UK Plays Leading Role in a Tsunami-Like Starquake Discovery

17th Jun 2022
UK Plays Leading Role in a Tsunami-Like Starquake Discovery

A UK-led team is gathering data that might rewrite textbooks on our understanding of stars. The GAIA observatory took the most detailed survey of the Milky Way yet. Among its discoveries are tsunami-like ‘starquakes’ on many stars. 

The space probe’s latest data reveals thousands of tsunami-like starquakes. These movements are like shudderings on the crusts of the stars, just like an earthquake. This phenomenon alters the spherical shape of the stars. The starquakes occur when there is a sudden adjustment to the crust of a neutron star. 

Could habitable corners of the galaxy be identified? 

Scientists have stated that this data could be revolutionary for astronomy, and possibly result in habitable areas of the galaxy being identified. 

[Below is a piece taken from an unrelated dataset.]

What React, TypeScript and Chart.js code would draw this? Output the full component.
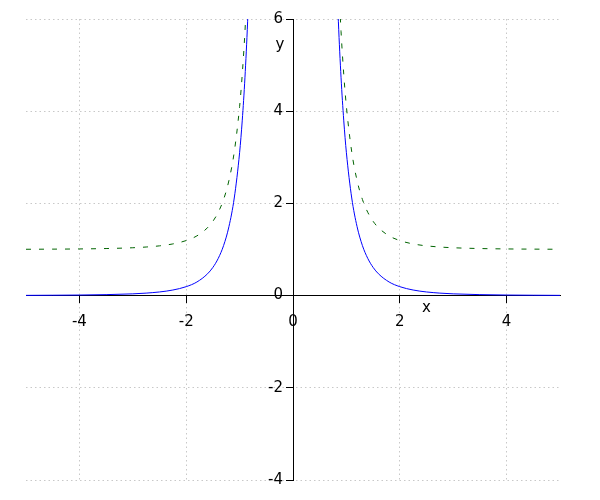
import React, { useEffect, useRef } from "react";
import { Chart, registerables } from "chart.js";

Chart.register(...registerables);

// x positions (magnitudes) where the curves were read, mirrored for both branches
const xMagnitudes = [5, 4.5, 4, 3.5, 3, 2.75, 2.5, 2.25, 2, 1.8, 1.6, 1.5, 1.4, 1.3, 1.2, 1.1, 1, 0.95, 0.9, 0.85, 0.8];
// solid blue curve values
const blueValues = [0.005, 0.008, 0.012, 0.021, 0.038, 0.054, 0.079, 0.121, 0.194, 0.295, 0.473, 0.612, 0.807, 1.085, 1.495, 2.117, 3.1, 3.806, 4.725, 5.94, 7.57];
// dashed green curve values
const greenValues = [1.005, 1.008, 1.012, 1.021, 1.038, 1.054, 1.079, 1.121, 1.194, 1.295, 1.473, 1.612, 1.807, 2.085, 2.495, 3.117, 4.1, 4.806, 5.725, 6.94, 8.57];

const xTicks = [-4, -2, 0, 2, 4];
const yTicks = [-4, -2, 0, 2, 4, 6];
const xTitle = "x";
const yTitle = "y";

function buildSeries(values: number[]) {
  const left = xMagnitudes.map((m, i) => ({ x: -m, y: values[i] }));
  const right = xMagnitudes
    .map((m, i) => ({ x: m, y: values[i] }))
    .reverse();
  return [...left, { x: 0, y: null as any }, ...right];
}

const FONT = "DejaVu Sans";

const axisText = {
  id: "axisText",
  afterDraw(chart: any) {
    const { ctx, scales } = chart;
    const xs = scales.x;
    const ys = scales.y;
    const x0 = xs.getPixelForValue(0);
    ctx.save();
    ctx.fillStyle = "#000";
    ctx.font = `15px "${FONT}"`;
    // y tick labels, left of the y axis
    ctx.textAlign = "right";
    ctx.textBaseline = "middle";
    yTicks.forEach((v) => {
      ctx.fillText(String(v), x0 - 10, ys.getPixelForValue(v));
    });
    // axis titles
    ctx.textAlign = "center";
    ctx.fillText(xTitle, xs.getPixelForValue(2.5), ys.getPixelForValue(0) + 13);
    ctx.fillText(yTitle, x0 - 13, ys.getPixelForValue(5.43));
    ctx.restore();
  },
};

export default function App() {
  const ref = useRef<HTMLCanvasElement | null>(null);

  useEffect(() => {
    if (!ref.current) return;
    const chart = new Chart(ref.current, {
      type: "line",
      data: {
        datasets: [
          {
            label: "f",
            data: buildSeries(blueValues),
            borderColor: "#0000ff",
            borderWidth: 1,
            pointRadius: 0,
            fill: false,
            cubicInterpolationMode: "monotone",
            spanGaps: false,
          },
          {
            label: "g",
            data: buildSeries(greenValues),
            borderColor: "#006400",
            borderWidth: 1,
            borderDash: [5, 8],
            pointRadius: 0,
            fill: false,
            cubicInterpolationMode: "monotone",
            spanGaps: false,
          },
        ],
      },
      options: {
        animation: false,
        responsive: true,
        maintainAspectRatio: false,
        layout: { padding: { left: 18, top: 11, right: 32, bottom: 12 } },
        plugins: {
          legend: { display: false },
          tooltip: { enabled: false },
        },
        scales: {
          x: {
            type: "linear",
            min: -5,
            max: 5,
            position: { y: 0 },
            afterBuildTicks: (s: any) => {
              s.ticks = xTicks.map((v) => ({ value: v }));
            },
            afterFit: (s: any) => {
              s.height = 0;
            },
            grid: {
              color: "#c8c8c8",
              lineWidth: 1,
              drawTicks: true,
              tickLength: 7,
              tickColor: "#000",
              tickWidth: 1,
              tickBorderDash: [],
            },
            border: { display: true, color: "#000", width: 1, dash: [1.5, 3] },
            ticks: {
              color: "#000",
              padding: 11,
              maxRotation: 0,
              autoSkip: false,
              font: { family: FONT, size: 15 },
            },
          },
          y: {
            type: "linear",
            min: -4,
            max: 6,
            position: { x: 0 },
            afterBuildTicks: (s: any) => {
              s.ticks = yTicks.map((v) => ({ value: v }));
            },
            afterFit: (s: any) => {
              s.width = 0;
            },
            grid: {
              color: "#c8c8c8",
              lineWidth: 1,
              drawTicks: true,
              tickLength: 7,
              tickColor: "#000",
              tickWidth: 1,
              tickBorderDash: [],
            },
            border: { display: true, color: "#000", width: 1, dash: [1.5, 3] },
            ticks: {
              display: false,
              autoSkip: false,
            },
          },
        },
      },
      plugins: [axisText],
    });
    return () => chart.destroy();
  }, []);

  return (
    <div style={{ width: "584px", height: "484px", position: "relative" }}>
      <canvas ref={ref} />
    </div>
  );
}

Conny Aerts of Belgium’s KU Leuven, who is also a member of the GAIA team, said that:

“Starquakes teach us a lot about stars – notably, their internal workings. GAIA is opening a goldmine for asteroseismology of massive stars.”

A lot of this work is being led from the UK. Cambridge University spearheads a team of engineers and scientists working on GAIA. Support comes in the form of an investment of £2/4 million from the Science and Technology Facilities Council (STFC) and £23 million from UK Space Agency. 

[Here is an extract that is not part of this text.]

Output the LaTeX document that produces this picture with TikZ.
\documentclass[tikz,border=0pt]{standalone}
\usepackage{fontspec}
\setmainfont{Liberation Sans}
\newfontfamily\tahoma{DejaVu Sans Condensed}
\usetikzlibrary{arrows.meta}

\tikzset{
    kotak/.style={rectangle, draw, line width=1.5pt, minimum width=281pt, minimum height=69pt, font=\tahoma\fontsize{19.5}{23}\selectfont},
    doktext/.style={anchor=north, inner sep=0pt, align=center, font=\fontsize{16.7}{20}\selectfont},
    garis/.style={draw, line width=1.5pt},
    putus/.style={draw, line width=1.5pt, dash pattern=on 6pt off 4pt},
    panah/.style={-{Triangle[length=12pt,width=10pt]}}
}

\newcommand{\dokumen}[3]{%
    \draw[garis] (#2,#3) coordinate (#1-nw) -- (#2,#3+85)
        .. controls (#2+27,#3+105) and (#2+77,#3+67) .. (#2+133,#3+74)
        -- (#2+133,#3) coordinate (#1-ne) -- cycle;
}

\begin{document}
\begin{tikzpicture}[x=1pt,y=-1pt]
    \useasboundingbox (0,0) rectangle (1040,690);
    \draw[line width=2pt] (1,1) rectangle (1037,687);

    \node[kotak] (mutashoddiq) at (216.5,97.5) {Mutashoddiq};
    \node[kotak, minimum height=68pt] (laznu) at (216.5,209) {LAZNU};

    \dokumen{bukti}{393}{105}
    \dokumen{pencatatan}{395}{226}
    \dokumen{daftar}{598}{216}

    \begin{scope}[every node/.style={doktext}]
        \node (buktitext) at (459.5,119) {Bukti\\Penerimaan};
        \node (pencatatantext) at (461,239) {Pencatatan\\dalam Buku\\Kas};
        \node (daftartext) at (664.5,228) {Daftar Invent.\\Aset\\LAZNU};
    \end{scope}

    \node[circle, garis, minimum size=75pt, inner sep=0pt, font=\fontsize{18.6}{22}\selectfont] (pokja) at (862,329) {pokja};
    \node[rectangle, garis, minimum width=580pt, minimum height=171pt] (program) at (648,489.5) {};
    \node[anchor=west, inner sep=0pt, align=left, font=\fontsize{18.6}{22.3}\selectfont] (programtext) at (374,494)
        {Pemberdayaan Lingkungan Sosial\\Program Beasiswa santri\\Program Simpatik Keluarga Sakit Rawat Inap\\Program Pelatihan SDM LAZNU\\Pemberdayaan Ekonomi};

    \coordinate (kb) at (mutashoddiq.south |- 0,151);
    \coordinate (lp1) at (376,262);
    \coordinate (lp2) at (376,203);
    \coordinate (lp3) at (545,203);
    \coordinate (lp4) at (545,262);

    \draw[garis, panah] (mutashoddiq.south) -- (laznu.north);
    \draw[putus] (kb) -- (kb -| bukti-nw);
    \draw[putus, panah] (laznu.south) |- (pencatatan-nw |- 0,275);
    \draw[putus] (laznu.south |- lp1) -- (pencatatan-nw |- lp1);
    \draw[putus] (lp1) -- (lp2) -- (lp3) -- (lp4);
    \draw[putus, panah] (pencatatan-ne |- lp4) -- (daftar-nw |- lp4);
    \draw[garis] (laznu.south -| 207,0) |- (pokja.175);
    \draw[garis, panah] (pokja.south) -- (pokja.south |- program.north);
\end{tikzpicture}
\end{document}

George Freeman, the Science Minister, said the following:

“This breakthrough by the Gaia observatory in our understanding of the galaxy we live in, the evolution of stars, asteroids and rarely seen starquakes is a major milestone for the space and astronomy community worldwide.

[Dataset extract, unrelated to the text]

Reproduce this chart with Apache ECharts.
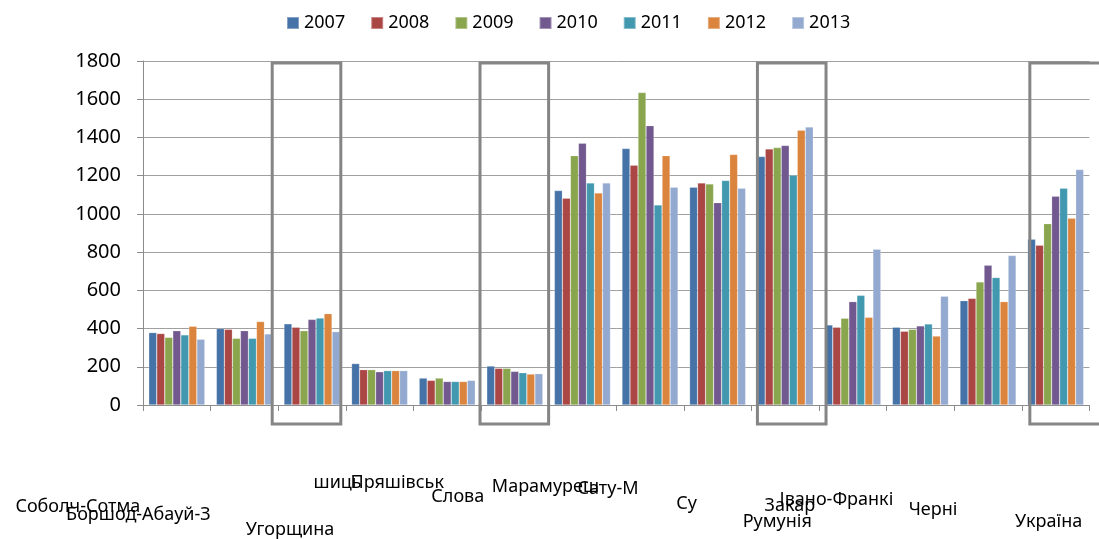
<!DOCTYPE html>
<html>
<head>
<meta charset="utf-8">
<script src="https://cdn.jsdelivr.net/npm/echarts@6/dist/echarts.min.js"></script>
<style>
html,body{margin:0;padding:0;background:#fff;}
#chart{width:1099px;height:539px;}
</style>
</head>
<body>
<div id="chart"></div>
<script>
const categories = ['Соболч-Сотма', 'Боршод-Абауй-З', 'Угорщина', 'шиць', 'Пряшівськ', 'Слова', 'Марамуреш', 'Сату-М', 'Су', 'Румунія', 'Закар', 'Івано-Франкі', 'Черні', 'Україна'];
const years = ['2007', '2008', '2009', '2010', '2011', '2012', '2013'];
const s2007 = [379, 400, 425, 217, 141, 204, 1122, 1342, 1140, 1300, 419, 407, 546, 867];
const s2008 = [374, 396, 407, 185, 129, 192, 1082, 1255, 1162, 1340, 407, 386, 558, 836];
const s2009 = [354, 349, 389, 185, 141, 192, 1305, 1635, 1157, 1347, 454, 396, 644, 949];
const s2010 = [389, 389, 448, 174, 123, 176, 1370, 1462, 1059, 1358, 541, 414, 731, 1092];
const s2011 = [367, 349, 455, 180, 123, 169, 1162, 1047, 1175, 1202, 574, 424, 667, 1134];
const s2012 = [412, 437, 478, 180, 123, 162, 1110, 1305, 1311, 1438, 459, 361, 541, 977];
const s2013 = [344, 372, 384, 180, 129, 164, 1162, 1140, 1134, 1455, 815, 569, 782, 1232];
const seriesValues = [s2007, s2008, s2009, s2010, s2011, s2012, s2013];
const yTicks = {min: 0, max: 1800, interval: 200};
const highlighted = ['Угорщина', 'Слова', 'Румунія', 'Україна'];

const colors = ['#4572A7', '#AA4643', '#89A54E', '#71588F', '#4198AF', '#DB843D', '#93A9CF'];
// label placement (pixel shifts relative to category centre / axis)
const labelDx = [-99, -106, -22, -42, -50, -57, -37, -42, -31, -8, -63, -84, -55, -7];
const labelY = [505, 513, 528, 481, 481, 495, 485, 487, 502, 520, 504, 498, 508, 520];
const boxDx = [-6, -1, 6, 8];
const boxExtra = [1, 1, 1, 14];

const rich = {};
categories.forEach((c, i) => {
  const dx = labelDx[i];
  const padTop = 2 * (labelY[i] - 421.5);
  rich['s' + i] = {
    fontSize: 18, lineHeight: 20, color: '#000', fontFamily: 'Noto Sans',
    padding: [Math.max(padTop, 0), dx < 0 ? -2 * dx : 0, 0, dx > 0 ? 2 * dx : 0]
  };
});

const chart = echarts.init(document.getElementById('chart'));
chart.setOption({
  animation: false,
  color: colors,
  textStyle: {fontFamily: 'Noto Sans'},
  legend: {
    data: years, left: 281, top: 9, itemWidth: 12, itemHeight: 12, itemGap: 25,
    icon: 'rect', textStyle: {fontSize: 18, color: '#000'}
  },
  grid: {left: 143, right: 4, top: 61, bottom: 134},
  xAxis: {
    type: 'category', data: categories,
    axisLine: {lineStyle: {color: '#8c8c8c', width: 1}},
    axisTick: {show: true, length: 6, lineStyle: {color: '#8c8c8c'}},
    axisLabel: {
      interval: 0, margin: 8,
      formatter: (v, i) => '{s' + i + '|' + v + '}',
      rich: rich
    }
  },
  yAxis: {
    type: 'value', min: yTicks.min, max: yTicks.max, interval: yTicks.interval,
    axisLine: {show: true, lineStyle: {color: '#8c8c8c'}},
    axisTick: {show: true, length: 6, lineStyle: {color: '#8c8c8c'}},
    axisLabel: {fontSize: 20, color: '#000', margin: 22, formatter: v => String(v)},
    splitLine: {lineStyle: {color: '#a0a0a0', width: 1}}
  },
  series: years.map((y, k) => ({
    name: y, type: 'bar', data: seriesValues[k],
    barGap: '0%', barCategoryGap: '17%',
    itemStyle: {borderColor: 'rgba(255,255,255,0.35)', borderWidth: 0.6}
  }))
});

function drawBoxes() {
  const c0 = chart.convertToPixel({xAxisIndex: 0}, 0);
  const c1 = chart.convertToPixel({xAxisIndex: 0}, 1);
  const band = c1 - c0;
  const yTop = chart.convertToPixel({yAxisIndex: 0}, yTicks.max);
  const yZero = chart.convertToPixel({yAxisIndex: 0}, 0);
  const elements = highlighted.map((name, j) => {
    const idx = categories.indexOf(name);
    const cx = chart.convertToPixel({xAxisIndex: 0}, idx);
    return {
      type: 'rect', z: 100,
      shape: {x: cx - band / 2 + boxDx[j], y: yTop + 2, width: band + boxExtra[j], height: yZero + 19 - yTop - 2},
      style: {fill: 'none', stroke: '#858585', lineWidth: 3}
    };
  });
  chart.setOption({graphic: elements});
}
drawBoxes();
</script>
</body>
</html>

“The central role of UK astronomers, instrument engineers and data scientists is a sign of our global leadership in space science and technology, at the heart of our commercial £16.5 billion space tech sector.”

Data gathered by the GAIA probe

The GAIA probe gathered data on starquakes but that’s not all. The project also collected information on numerous galaxies outside of our own, and around 155,000 asteroids, moons, and binary stars.

Dr Nicholas Walton, a member of the ESA Gaia Science Team, said: 

“This major data release from GAIA not only allows astronomers to map the distances and motions of some two billion stars in our galaxy, but it also gives detailed measures of the physical and chemical makeup of a large number of those objects for the first time.”